She snorts. “My mom does not.” She winces. “But she also doesn’t know…everything.” She shakes her head. “Are you okay now? The article I looked at said you got hit pretty badly.”
“Hazard of the job.” I point at her. “We’re not skipping the point where you didn’t want to date me. Don’t you think I’m pretty?” I clutch my chest with a gasp.
She searches the table, probably for something to throw at my face. “I’d just broken up with an asshole ex who did a number on me. I didn’t want to date anyone. Especially hockey playing someones who didn’t tell me they play hockey.”
My stomach falls. “Why wouldn’t I have told you I play hockey?”
Her face turns red again. “I was pretty vocal about my loathing of hockey players.”
“So you never knew I played hockey. But you knew my name was Raffi, and I went to school here?” I can’t figure out how she couldn’t have tracked me down. There can’t be all that many Raffis here on campus.
She shakes her head, toying with a piece of pastry crust. “We gave each other fake names.”
It’s a fucking Greek tragedy. I’d say it’s Shakespearean, but so far, no one’s died.
Please God tell me no one dies.
“Because of course we did.”
“You really didn’t want me to know you played hockey.”
Nodding, I give past Raffi both a high five and a head slap. “If I’d told you that, you most definitely wouldn’t have dated me. Was it a good date?”

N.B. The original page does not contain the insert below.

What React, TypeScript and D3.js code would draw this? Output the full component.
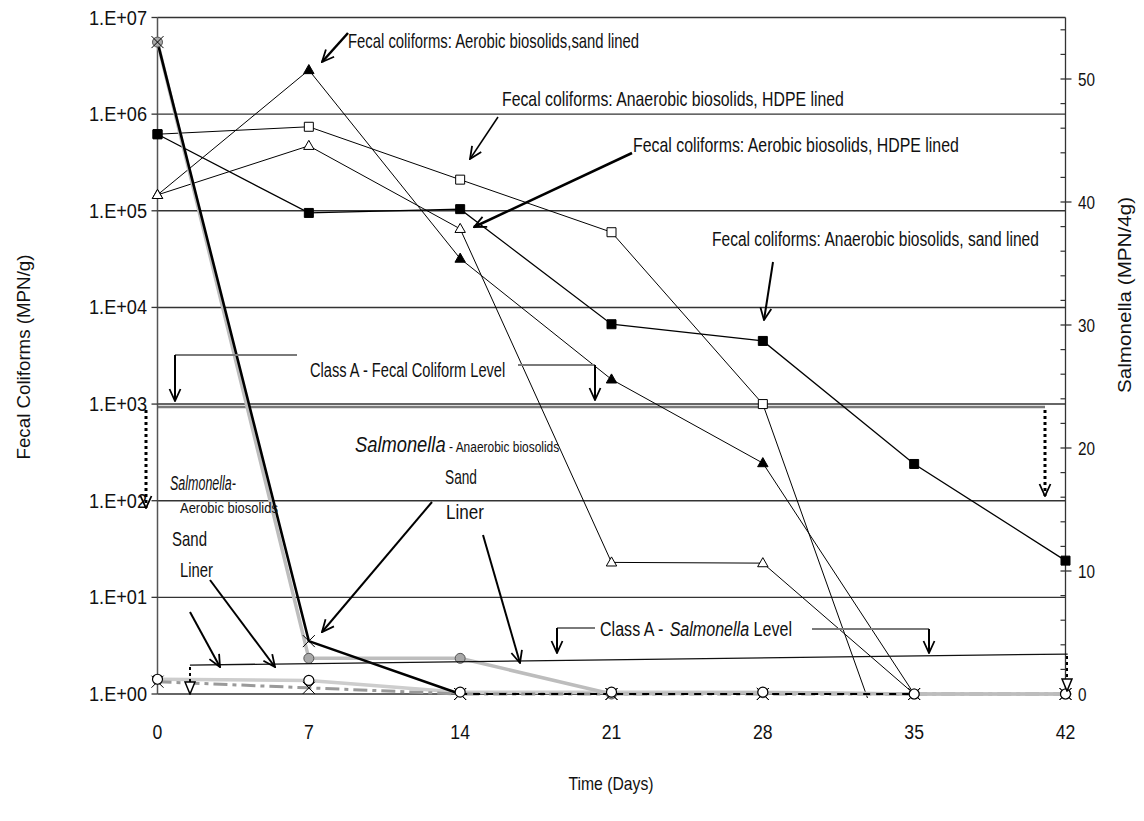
import React from "react";
import * as d3 from "d3";

const W = 1144;
const H = 821;

// Sampling days
const days = [0, 7, 14, 21, 28, 35, 42];

// Fecal coliforms (MPN/g), log axis
const fcAerobicSand = [1.46e5, 2.86e6, 3.2e4, 1.8e3, 245, 1];
const fcAnaerobicHdpe = [6.2e5, 7.4e5, 2.1e5, 6.0e4, 1.0e3, 0.04];
const fcAerobicHdpe = [1.46e5, 4.7e5, 6.5e4, 23, 22.6, 1];
const fcAnaerobicSand = [6.2e5, 9.5e4, 1.04e5, 6.7e3, 4.5e3, 240, 24];

// Salmonella (MPN/4g), linear axis
const salAnaerobicSand = [53, 4.3, 0, 0, 0, 0, 0];
const salAerobicSand = [53, 2.9, 2.9, 0, 0.1, 0, 0];
const salAnaerobicHdpe = [1.2, 1.1, 0.15, 0.15, 0.15, 0, 0];
const salAerobicHdpe = [1.0, 0.5, 0, 0, 0, 0, 0];

// Class A limits
const classAFecal = 1000;
const classASalmonellaEnds: [number, number][] = [
  [1.5, 2.35],
  [42.1, 3.25],
];

// Axis ticks
const leftTicks = [1, 10, 100, 1e3, 1e4, 1e5, 1e6, 1e7];
const leftTickLabels = ["1.E+00", "1.E+01", "1.E+02", "1.E+03", "1.E+04", "1.E+05", "1.E+06", "1.E+07"];
const rightTicks = [0, 10, 20, 30, 40, 50];
const rightTickLabels = ["0", "10", "20", "30", "40", "50"];
const xTickLabels = ["0", "7", "14", "21", "28", "35", "42"];

const plot = { left: 157.5, right: 1065.5, top: 17.5, bottom: 694 };

const NARROW = "'Liberation Sans Narrow','Arial Narrow','Liberation Sans',Arial,sans-serif";
const REG = "'Liberation Sans',Arial,sans-serif";

const TRI = "M0,-5.5L5.2,3.6L-5.2,3.6Z";
const SQ = "M-4.5,-4.5h9v9h-9Z";
const XM = "M-6,-6L6,6M-6,6L6,-6";

type Piece = { s: string; fs: number; italic?: boolean };
type Txt = { parts: Piece[]; x: number; y: number; len: number };

// Callout texts
const labels: Txt[] = [
  { parts: [{ s: "Fecal coliforms: Aerobic biosolids,sand lined", fs: 21 }], x: 348, y: 48, len: 292 },
  { parts: [{ s: "Fecal coliforms: Anaerobic biosolids, HDPE lined", fs: 21 }], x: 502, y: 106, len: 343 },
  { parts: [{ s: "Fecal coliforms: Aerobic biosolids, HDPE lined", fs: 21 }], x: 633, y: 152, len: 327 },
  { parts: [{ s: "Fecal coliforms: Anaerobic biosolids, sand lined", fs: 21 }], x: 712, y: 246, len: 328 },
  { parts: [{ s: "Class A - Fecal Coliform Level", fs: 21 }], x: 310, y: 377, len: 197 },
  {
    parts: [
      { s: "Class A - ", fs: 21 },
      { s: "Salmonella", fs: 21, italic: true },
      { s: " Level", fs: 21 },
    ],
    x: 600,
    y: 636,
    len: 192,
  },
  {
    parts: [
      { s: "Salmonella", fs: 23, italic: true },
      { s: " - Anaerobic biosolids", fs: 15 },
    ],
    x: 355,
    y: 452,
    len: 205,
  },
  { parts: [{ s: "Sand", fs: 21 }], x: 445, y: 484, len: 32 },
  { parts: [{ s: "Liner", fs: 21 }], x: 446, y: 519, len: 38 },
  { parts: [{ s: "Salmonella-", fs: 21, italic: true }], x: 170, y: 490, len: 66 },
  { parts: [{ s: "Aerobic biosolids", fs: 15 }], x: 180, y: 513, len: 98 },
  { parts: [{ s: "Sand", fs: 21 }], x: 172, y: 546, len: 35 },
  { parts: [{ s: "Liner", fs: 21 }], x: 180, y: 577, len: 33 },
];

type Arrow = { x1: number; y1: number; x2: number; y2: number; w: number };
const arrows: Arrow[] = [
  { x1: 348, y1: 33, x2: 322, y2: 62, w: 2.5 },
  { x1: 498, y1: 117, x2: 470, y2: 159, w: 1.5 },
  { x1: 632, y1: 153, x2: 474, y2: 227, w: 2.5 },
  { x1: 773, y1: 262, x2: 764, y2: 320, w: 2 },
  { x1: 432, y1: 502, x2: 322, y2: 632, w: 2 },
  { x1: 483, y1: 535, x2: 520, y2: 663, w: 2 },
  { x1: 190, y1: 612, x2: 220, y2: 667, w: 2 },
  { x1: 210, y1: 580, x2: 275, y2: 667, w: 2 },
  { x1: 175, y1: 355, x2: 175, y2: 401, w: 2 },
  { x1: 595, y1: 365, x2: 595, y2: 400, w: 2 },
  { x1: 557, y1: 628, x2: 557, y2: 653, w: 2 },
  { x1: 929, y1: 629, x2: 929, y2: 653, w: 2 },
];

const dottedArrows: Arrow[] = [
  { x1: 146, y1: 410, x2: 146, y2: 508, w: 3 },
  { x1: 1045, y1: 410, x2: 1045, y2: 496, w: 3 },
  { x1: 190, y1: 667, x2: 190, y2: 694, w: 2 },
  { x1: 1067, y1: 656, x2: 1067, y2: 691, w: 2 },
];

const brackets: [number, number, number, number][] = [
  [175, 355, 297, 355],
  [518, 365, 595, 365],
  [557, 628, 595, 628],
  [812, 629, 929, 629],
];

// Natural text width, used to squeeze callouts horizontally to their set width
let measureCtx: CanvasRenderingContext2D | null = null;
function textWidth(s: string, fs: number, italic?: boolean): number {
  if (!measureCtx && typeof document !== "undefined") {
    measureCtx = document.createElement("canvas").getContext("2d");
  }
  if (!measureCtx) return s.length * fs * 0.45;
  measureCtx.font = `${italic ? "italic " : ""}${fs}px ${NARROW}`;
  return measureCtx.measureText(s).width;
}

function Callout({ l }: { l: Txt }) {
  const widths = l.parts.map((p) => textWidth(p.s, p.fs, p.italic));
  const total = widths.reduce((a, b) => a + b, 0);
  const sx = l.len / total;
  let cursor = l.x;
  return (
    <g>
      {l.parts.map((p, j) => {
        const body = p.s.trim();
        const lead = p.s.length - p.s.trimStart().length;
        const leadW = lead > 0 ? textWidth(p.s.slice(0, lead), p.fs, p.italic) : 0;
        const px = cursor + leadW * sx;
        cursor += widths[j] * sx;
        return (
          <text
            key={j}
            transform={`translate(${px},${l.y}) scale(${sx},1)`}
            fontSize={p.fs}
            fontStyle={p.italic ? "italic" : "normal"}
            fontFamily={NARROW}
            fill="#111"
          >
            {body}
          </text>
        );
      })}
    </g>
  );
}

export default function App() {
  const x = d3.scaleLinear().domain([0, 42]).range([plot.left, plot.right]);
  const yL = d3.scaleLog().domain([1, 1e7]).range([plot.bottom, plot.top]);
  const yR = d3.scaleLinear().domain([0, 55]).range([plot.bottom, plot.top]);

  const lineL = d3
    .line<number>()
    .x((_, i) => x(days[i]))
    .y((v) => yL(v));
  const lineR = d3
    .line<[number, number]>()
    .x((d) => x(d[0]))
    .y((d) => yR(d[1]));

  const pairs = (vals: number[], from = 0, to = vals.length) =>
    vals.map((v, i) => [days[i], v] as [number, number]).slice(from, to);

  const fecal = [
    { vals: fcAerobicSand, marker: TRI, fill: "#000", w: 1 },
    { vals: fcAnaerobicHdpe, marker: SQ, fill: "#fff", w: 1 },
    { vals: fcAerobicHdpe, marker: TRI, fill: "#fff", w: 1 },
    { vals: fcAnaerobicSand, marker: SQ, fill: "#000", w: 1.3 },
  ];

  const rightMinor = d3.range(0, 55, 2).filter((v) => v % 10 !== 0);

  return (
    <svg
      width={W}
      height={H}
      style={{ position: "absolute", left: 0, top: 0, background: "#fff" }}
      xmlns="http://www.w3.org/2000/svg"
    >
      <defs>
        <clipPath id="plotClip">
          <rect x={plot.left} y={plot.top - 2} width={plot.right - plot.left} height={plot.bottom - plot.top + 6} />
        </clipPath>
        <marker id="vhead" viewBox="0 0 14 14" refX="13" refY="7" markerWidth="14" markerHeight="14" markerUnits="userSpaceOnUse" orient="auto">
          <path d="M1,1.5L13,7L1,12.5" fill="none" stroke="#000" strokeWidth="1.8" />
        </marker>
        <marker id="thead" viewBox="0 0 14 12" refX="13" refY="6" markerWidth="14" markerHeight="12" markerUnits="userSpaceOnUse" orient="auto">
          <path d="M1,1L13,6L1,11Z" fill="#fff" stroke="#000" strokeWidth="1.5" />
        </marker>
      </defs>
      <rect width={W} height={H} fill="#fff" />

      {/* gridlines */}
      {leftTicks.map((v) => (
        <line key={"g" + v} x1={plot.left} x2={plot.right} y1={yL(v)} y2={yL(v)} stroke="#333" strokeWidth={1.4} />
      ))}

      {/* class A fecal coliform level */}
      <line x1={plot.left} x2={1045} y1={yL(classAFecal) + 3} y2={yL(classAFecal) + 3} stroke="#7a7a7a" strokeWidth={2.5} />

      {/* left axis */}
      <line x1={plot.left} x2={plot.left} y1={plot.top} y2={plot.bottom} stroke="#555" strokeWidth={1.5} />
      {leftTicks.map((v, i) => (
        <g key={"lt" + v}>
          <line x1={plot.left - 6} x2={plot.left} y1={yL(v)} y2={yL(v)} stroke="#333" strokeWidth={1.3} />
          <text x={147} y={yL(v) + 7} textAnchor="end" fontSize={20} fontFamily={NARROW} fill="#111" textLength={58} lengthAdjust="spacingAndGlyphs">
            {leftTickLabels[i]}
          </text>
        </g>
      ))}

      {/* right axis */}
      <line x1={plot.right} x2={plot.right} y1={plot.top} y2={plot.bottom} stroke="#333" strokeWidth={1.3} />
      {rightMinor.map((v) => (
        <line key={"rm" + v} x1={plot.right - 5} x2={plot.right} y1={yR(v)} y2={yR(v)} stroke="#333" strokeWidth={1.2} />
      ))}
      {rightTicks.map((v, i) => (
        <g key={"rt" + v}>
          <line x1={plot.right - 5} x2={plot.right + 6} y1={yR(v)} y2={yR(v)} stroke="#333" strokeWidth={1.3} />
          <text x={1078} y={yR(v) + 7} fontSize={19} fontFamily={NARROW} fill="#111" textLength={rightTickLabels[i].length * 8.5} lengthAdjust="spacingAndGlyphs">
            {rightTickLabels[i]}
          </text>
        </g>
      ))}

      {/* x tick labels */}
      {days.map((d, i) => (
        <text key={"xt" + d} x={x(d)} y={739} textAnchor="middle" fontSize={20} fontFamily={NARROW} fill="#111" textLength={xTickLabels[i].length * 9.8} lengthAdjust="spacingAndGlyphs">
          {xTickLabels[i]}
        </text>
      ))}

      {/* axis titles */}
      <text transform="translate(30,357) rotate(-90)" textAnchor="middle" fontSize={18} fontFamily={REG} fill="#111" textLength={205} lengthAdjust="spacingAndGlyphs">
        Fecal Coliforms (MPN/g)
      </text>
      <text transform="translate(1131,295) rotate(-90)" textAnchor="middle" fontSize={19} fontFamily={REG} fill="#111" textLength={196} lengthAdjust="spacingAndGlyphs">
        Salmonella (MPN/4g)
      </text>
      <text x={611} y={790} textAnchor="middle" fontSize={19} fontFamily={NARROW} fill="#111" textLength={85} lengthAdjust="spacingAndGlyphs">
        Time (Days)
      </text>

      {/* fecal coliform series */}
      <g clipPath="url(#plotClip)">
        {fecal.map((s, k) => (
          <path key={"fl" + k} d={lineL(s.vals) || ""} fill="none" stroke="#000" strokeWidth={s.w} />
        ))}
      </g>
      {fecal.map((s, k) =>
        s.vals.map((v, i) =>
          v > 1 ? (
            <path key={`fm${k}-${i}`} d={s.marker} transform={`translate(${x(days[i])},${yL(v)})`} fill={s.fill} stroke="#000" strokeWidth={1} />
          ) : null
        )
      )}

      {/* salmonella series lines */}
      <path d={lineR(pairs(salAnaerobicHdpe)) || ""} fill="none" stroke="#cdcdcd" strokeWidth={3.5} />
      <path d={lineR(pairs(salAerobicHdpe)) || ""} fill="none" stroke="#9a9a9a" strokeWidth={3} strokeDasharray="14,5,4,5" />
      <path d={lineR(pairs(salAerobicSand)) || ""} fill="none" stroke="#bdbdbd" strokeWidth={3.5} />
      <path d={lineR(pairs(salAnaerobicSand, 2, 6)) || ""} fill="none" stroke="#000" strokeWidth={2} strokeDasharray="7,6" />
      <path d={lineR(pairs(salAnaerobicSand, 0, 3)) || ""} fill="none" stroke="#000" strokeWidth={2.6} />

      {/* salmonella markers */}
      {salAerobicSand.map((v, i) => (
        <circle key={"sc" + i} cx={x(days[i])} cy={yR(v)} r={5} fill="#a8a8a8" stroke="#555" strokeWidth={1} />
      ))}
      {salAnaerobicSand.map((v, i) => (
        <path key={"sx" + i} d={XM} transform={`translate(${x(days[i])},${yR(v)})`} stroke="#000" strokeWidth={1} fill="none" />
      ))}
      {salAerobicHdpe.map((v, i) => (
        <path key={"hx" + i} d={XM} transform={`translate(${x(days[i])},${yR(v)})`} stroke="#000" strokeWidth={1} fill="none" />
      ))}
      {salAnaerobicHdpe.map((v, i) => (
        <circle key={"hc" + i} cx={x(days[i])} cy={yR(v)} r={5} fill="#fff" stroke="#000" strokeWidth={1.2} />
      ))}

      {/* class A salmonella level */}
      <line
        x1={x(classASalmonellaEnds[0][0])}
        y1={yR(classASalmonellaEnds[0][1])}
        x2={x(classASalmonellaEnds[1][0])}
        y2={yR(classASalmonellaEnds[1][1])}
        stroke="#111"
        strokeWidth={1.3}
      />

      {/* brackets and callout arrows */}
      {brackets.map((b, i) => (
        <line key={"b" + i} x1={b[0]} y1={b[1]} x2={b[2]} y2={b[3]} stroke="#7a7a7a" strokeWidth={2} />
      ))}
      {arrows.map((a, i) => (
        <line key={"a" + i} x1={a.x1} y1={a.y1} x2={a.x2} y2={a.y2} stroke="#000" strokeWidth={a.w} markerEnd="url(#vhead)" />
      ))}
      {dottedArrows.map((a, i) => (
        <line key={"da" + i} x1={a.x1} y1={a.y1} x2={a.x2} y2={a.y2} stroke="#000" strokeWidth={a.w} strokeDasharray="3,3" markerEnd={i < 2 ? "url(#vhead)" : "url(#thead)"} />
      ))}

      {/* callout texts */}
      {labels.map((l, i) => (
        <Callout key={"t" + i} l={l} />
      ))}
    </svg>
  );
}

Her mouth snaps closed, fork poised in front of her face loaded with her last bite of pie. Her eyes brim with tears. “The best. I gave you my number. And despite myself, despite my cheating asshole ex leaving me damaged, I wanted to hear from you so badly.”
There goes the chin again.
Nooooo. Can we go back to banter and eye rolls please? Please? Anything that isn’t this stunning woman crying. It hurts on a level I’m not sure I’m ready to accept yet.
“So I ghosted you, and a few weeks later you find out you’re pregnant, don’t know who the father is, and have to make a decision about whether or not to be a single, teenage mom? Fuck.” Anguish sears my skin as I scrape my hands over my face. This woman has a titanium spine. The past few years couldn’t have been easy for her, and yet, she’s in college, she has a gorgeous kid, and she hasn’t stabbed me with a fork.
It’s not my fault. Rationally, I know this. But at the same time, it is. If I hadn’t lied to her off the bat, if I had just given her my fucking name, I could have helped her.
Did she get morning sickness or those stupidly painful leg cramps my cousin got when she had all three of her kids?
Who was with her in the hospital?
The pie in my stomach sits like a lead weight.
“What?” Her piercing jade eyes nail me with a hard look.
“I just… I don’t know how you did it. You’re a fucking badass.” There’s no other word for it, she truly is a gladiator. “Were you completely alone? Did your friends and family at least rally around you?”
It’s my turn to fight tears. If she says no, if her family kicked her out for getting pregnant, or her friends abandoned her… My heart can’t take it.
“Mom had my back the whole time.” She gets a far off look in her eyes. “Friends drifted away. But I’m getting back out and making some new ones.”
“Like Eloise.”
She nods, smiling. “We’re like oil and water in some ways, but we work well together.”
An awkward silence hangs between us. I’m not sure where to go from here. “You want a dessert slice?” I’m half out of mychair, ready to snag us round two of pies, but she shakes her head.
“I should get back.”
Of course. She has a little boy to look after.Ourlittle boy. My stomach flutters. It’s not the time to ask to meet him, not yet anyway. She’s flighty, and emotional, and she’s probably going to have to wade through a lot of trauma before she’s ready to talk about me meeting him. But the thought of getting to hang out with a piece of me… It’s almost too much to keep contained inside my body.
Should I ask to see a picture of him? Is that too far?